Three fatalities in only six weeks, including two workers who feel down a shaft and one who killed in a mudslide, resulted in the shutdown of the Tasmanian copper mine, with around 300 workers stood down on half pay.

Another rock fall last week has prompted mine managers to revise plans to resume production.

Mine owner Copper Mines of Tasmania (CMT) had planned to re-open the mine after the end of June, after receiving approval from Worksafe Tasmania to recommence development at that time, and to resume mining in late July.

Concerns have been raised that the 2pm meeting between workers, management and local council today may be to deliver bad news about the mine’s closure.

ABC reported that Tasmanian opposition leader Bryan Green expressed his concern about the meeting.

"I'm worried under the circumstances the way that people are actually being called together, which means that potentially we are talking about a mine closure," he said.

Australian Manufacturing Workers Union representative John Short said union members were worried about their jobs.

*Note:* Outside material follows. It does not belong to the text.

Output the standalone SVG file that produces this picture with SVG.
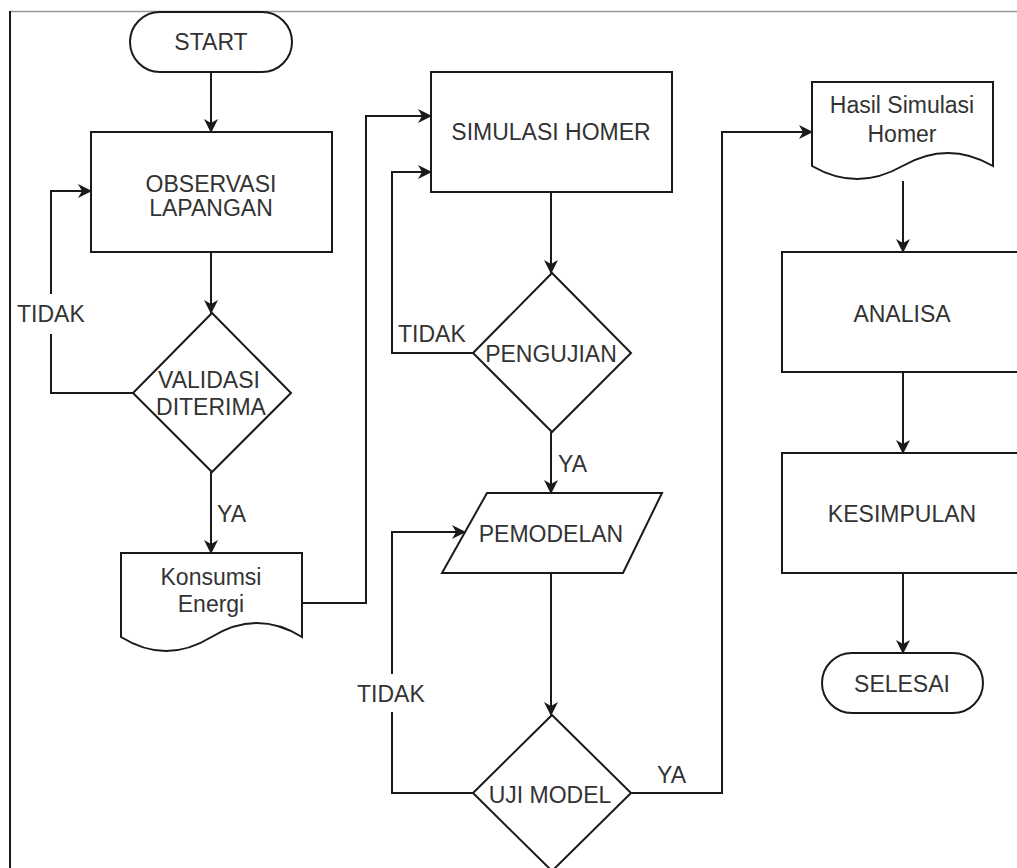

"Obviously there's been some tragic events over the last six to nine months in Queenstown and I think most people are hopeful that the mine will survive, even though there's been those tragic events because it would be a tragedy for the mine to close and those jobs to be lost," he said.

CMT general manager Scot Clyde said the mine has developed new methods that will significantly change the Mt Lyell mine’s design and operation, with the introduction of remote mining equipment to keep worker’s from the risk of mud slides or mud-rushes.

"While this is good news for the bulk of our employees, the local community, and suppliers, it will significantly reduce ore production over the next two years, unfortunately this requires fewer employees," he said.

Around 64 positions at the mine will be affected, with a further 24 to go next year, dropping numbers down to approximately 240 at the site.